* BEGIN Data entries *
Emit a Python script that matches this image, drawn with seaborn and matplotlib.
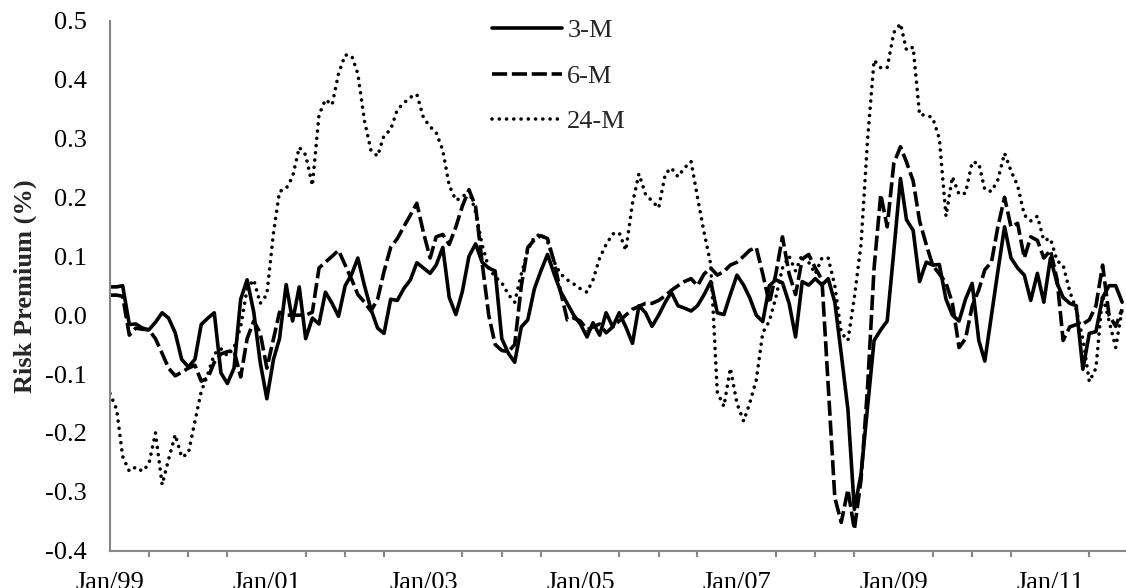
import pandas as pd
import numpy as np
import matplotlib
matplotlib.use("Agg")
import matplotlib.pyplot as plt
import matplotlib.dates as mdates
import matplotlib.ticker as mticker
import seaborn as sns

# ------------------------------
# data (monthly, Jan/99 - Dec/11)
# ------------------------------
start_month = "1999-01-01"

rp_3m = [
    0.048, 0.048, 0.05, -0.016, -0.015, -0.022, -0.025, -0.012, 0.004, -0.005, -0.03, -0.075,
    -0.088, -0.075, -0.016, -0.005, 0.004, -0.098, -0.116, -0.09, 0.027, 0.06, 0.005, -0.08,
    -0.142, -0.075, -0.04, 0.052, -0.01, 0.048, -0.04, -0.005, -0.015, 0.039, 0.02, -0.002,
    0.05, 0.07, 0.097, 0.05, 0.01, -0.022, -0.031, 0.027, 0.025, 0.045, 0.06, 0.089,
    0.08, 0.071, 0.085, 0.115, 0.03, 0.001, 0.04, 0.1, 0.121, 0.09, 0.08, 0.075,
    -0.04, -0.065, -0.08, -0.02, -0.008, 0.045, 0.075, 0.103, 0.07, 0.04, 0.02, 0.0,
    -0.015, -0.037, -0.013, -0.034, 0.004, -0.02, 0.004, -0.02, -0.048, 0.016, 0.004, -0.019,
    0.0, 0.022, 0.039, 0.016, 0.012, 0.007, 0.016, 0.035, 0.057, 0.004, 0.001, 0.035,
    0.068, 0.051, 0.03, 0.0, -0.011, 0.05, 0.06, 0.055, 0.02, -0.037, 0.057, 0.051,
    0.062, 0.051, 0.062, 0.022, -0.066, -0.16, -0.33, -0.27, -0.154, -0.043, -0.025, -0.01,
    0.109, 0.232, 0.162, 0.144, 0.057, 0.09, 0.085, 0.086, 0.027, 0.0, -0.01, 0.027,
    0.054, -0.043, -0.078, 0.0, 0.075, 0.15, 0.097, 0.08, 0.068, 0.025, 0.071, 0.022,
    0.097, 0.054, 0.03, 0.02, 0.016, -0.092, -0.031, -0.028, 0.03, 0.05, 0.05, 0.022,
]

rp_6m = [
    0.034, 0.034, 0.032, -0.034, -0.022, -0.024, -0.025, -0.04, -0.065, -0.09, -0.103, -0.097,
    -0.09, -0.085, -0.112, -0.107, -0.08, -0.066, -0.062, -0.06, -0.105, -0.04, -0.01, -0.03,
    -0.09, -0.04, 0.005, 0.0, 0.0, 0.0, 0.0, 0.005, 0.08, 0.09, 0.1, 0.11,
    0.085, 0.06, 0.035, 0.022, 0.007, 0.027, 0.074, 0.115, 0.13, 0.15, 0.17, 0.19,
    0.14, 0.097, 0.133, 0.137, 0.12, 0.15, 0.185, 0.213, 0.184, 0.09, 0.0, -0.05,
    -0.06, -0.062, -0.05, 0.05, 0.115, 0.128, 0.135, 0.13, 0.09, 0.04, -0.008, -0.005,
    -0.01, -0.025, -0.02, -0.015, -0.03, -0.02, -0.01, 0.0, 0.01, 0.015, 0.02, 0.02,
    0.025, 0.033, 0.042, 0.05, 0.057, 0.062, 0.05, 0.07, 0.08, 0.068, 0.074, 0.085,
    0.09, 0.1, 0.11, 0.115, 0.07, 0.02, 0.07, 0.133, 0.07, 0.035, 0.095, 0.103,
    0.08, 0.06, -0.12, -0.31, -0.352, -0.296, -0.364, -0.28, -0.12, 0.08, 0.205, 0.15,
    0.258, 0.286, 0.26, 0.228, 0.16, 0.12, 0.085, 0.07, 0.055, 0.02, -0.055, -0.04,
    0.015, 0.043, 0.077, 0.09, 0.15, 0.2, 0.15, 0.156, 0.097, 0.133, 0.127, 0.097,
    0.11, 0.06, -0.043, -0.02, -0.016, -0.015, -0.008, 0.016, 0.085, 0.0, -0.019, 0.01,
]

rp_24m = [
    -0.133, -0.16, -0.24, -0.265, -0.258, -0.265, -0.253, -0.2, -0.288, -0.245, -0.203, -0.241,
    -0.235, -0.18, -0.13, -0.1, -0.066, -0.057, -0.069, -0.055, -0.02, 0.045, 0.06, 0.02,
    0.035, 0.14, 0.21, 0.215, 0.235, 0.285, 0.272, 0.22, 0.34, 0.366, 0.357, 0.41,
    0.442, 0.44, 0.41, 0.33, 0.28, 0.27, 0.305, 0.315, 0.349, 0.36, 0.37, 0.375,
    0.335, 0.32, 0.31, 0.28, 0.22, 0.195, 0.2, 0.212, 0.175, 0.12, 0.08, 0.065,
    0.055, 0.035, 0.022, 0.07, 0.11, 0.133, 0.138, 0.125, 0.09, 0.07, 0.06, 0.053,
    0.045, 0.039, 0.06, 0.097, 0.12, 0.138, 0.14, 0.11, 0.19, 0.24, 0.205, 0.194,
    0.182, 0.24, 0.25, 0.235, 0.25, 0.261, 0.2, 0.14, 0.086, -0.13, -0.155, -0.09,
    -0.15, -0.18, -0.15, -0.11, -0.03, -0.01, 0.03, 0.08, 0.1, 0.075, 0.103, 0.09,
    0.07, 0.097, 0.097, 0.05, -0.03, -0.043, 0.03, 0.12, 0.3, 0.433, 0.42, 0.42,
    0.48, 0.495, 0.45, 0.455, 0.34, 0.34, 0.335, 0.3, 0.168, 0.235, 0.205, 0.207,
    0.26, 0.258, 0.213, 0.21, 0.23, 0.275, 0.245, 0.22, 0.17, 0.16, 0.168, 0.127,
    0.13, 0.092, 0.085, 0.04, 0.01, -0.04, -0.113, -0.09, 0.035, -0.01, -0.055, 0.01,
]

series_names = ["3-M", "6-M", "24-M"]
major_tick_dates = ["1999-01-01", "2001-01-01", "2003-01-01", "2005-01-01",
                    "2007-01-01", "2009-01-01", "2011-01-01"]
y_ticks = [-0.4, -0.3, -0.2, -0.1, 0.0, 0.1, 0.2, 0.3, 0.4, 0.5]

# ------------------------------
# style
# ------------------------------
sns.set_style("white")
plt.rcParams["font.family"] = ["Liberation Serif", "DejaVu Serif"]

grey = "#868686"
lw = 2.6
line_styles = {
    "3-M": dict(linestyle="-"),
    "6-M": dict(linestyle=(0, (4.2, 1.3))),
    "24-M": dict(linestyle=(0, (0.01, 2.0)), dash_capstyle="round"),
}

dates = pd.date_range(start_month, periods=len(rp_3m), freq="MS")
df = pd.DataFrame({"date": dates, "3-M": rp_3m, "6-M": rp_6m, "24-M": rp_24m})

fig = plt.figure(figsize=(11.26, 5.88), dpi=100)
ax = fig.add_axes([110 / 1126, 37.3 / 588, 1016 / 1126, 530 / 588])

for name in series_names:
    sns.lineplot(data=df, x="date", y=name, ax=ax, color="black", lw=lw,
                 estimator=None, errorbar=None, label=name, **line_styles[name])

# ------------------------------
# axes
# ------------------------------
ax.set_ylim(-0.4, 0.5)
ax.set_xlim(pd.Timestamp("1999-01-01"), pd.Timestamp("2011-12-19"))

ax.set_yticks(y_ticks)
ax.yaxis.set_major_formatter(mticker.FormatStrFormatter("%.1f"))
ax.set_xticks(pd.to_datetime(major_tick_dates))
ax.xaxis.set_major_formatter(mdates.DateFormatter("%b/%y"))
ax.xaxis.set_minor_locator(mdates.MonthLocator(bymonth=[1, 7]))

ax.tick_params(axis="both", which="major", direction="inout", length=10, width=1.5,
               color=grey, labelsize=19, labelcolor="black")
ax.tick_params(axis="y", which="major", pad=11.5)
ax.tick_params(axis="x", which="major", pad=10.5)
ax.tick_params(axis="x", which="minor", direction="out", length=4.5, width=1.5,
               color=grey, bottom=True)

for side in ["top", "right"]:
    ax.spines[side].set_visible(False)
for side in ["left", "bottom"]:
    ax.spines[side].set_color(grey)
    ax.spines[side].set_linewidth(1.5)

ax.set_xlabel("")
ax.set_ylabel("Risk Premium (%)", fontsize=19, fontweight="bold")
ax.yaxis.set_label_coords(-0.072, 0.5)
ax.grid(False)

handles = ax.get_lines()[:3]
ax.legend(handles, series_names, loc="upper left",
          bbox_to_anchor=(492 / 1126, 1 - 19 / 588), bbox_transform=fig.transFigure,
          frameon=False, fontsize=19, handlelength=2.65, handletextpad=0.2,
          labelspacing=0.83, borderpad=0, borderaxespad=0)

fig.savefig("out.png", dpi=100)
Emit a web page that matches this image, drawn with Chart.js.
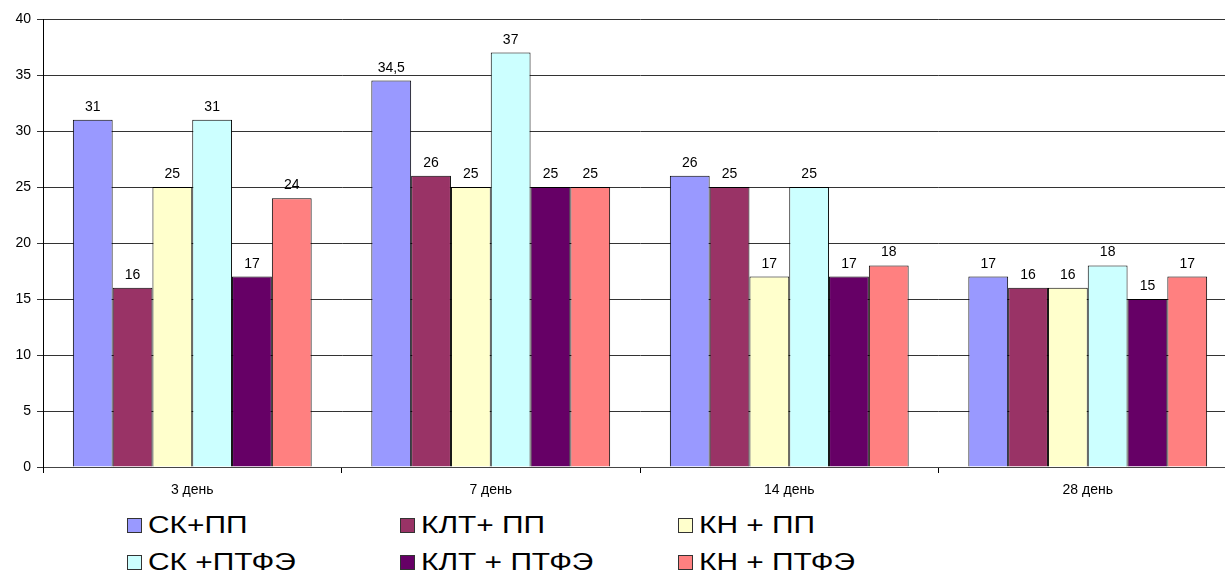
* END Data entries *
[What needs to be done] With the pictures left out, restate word for word every line of the data above, from the first down to the line that contains "import seaborn as sns".

[Exercise solution]
Emit a Python script that matches this image, drawn with seaborn and matplotlib.
import pandas as pd
import numpy as np
import matplotlib
matplotlib.use("Agg")
import matplotlib.pyplot as plt
import matplotlib.dates as mdates
import matplotlib.ticker as mticker
import seaborn as sns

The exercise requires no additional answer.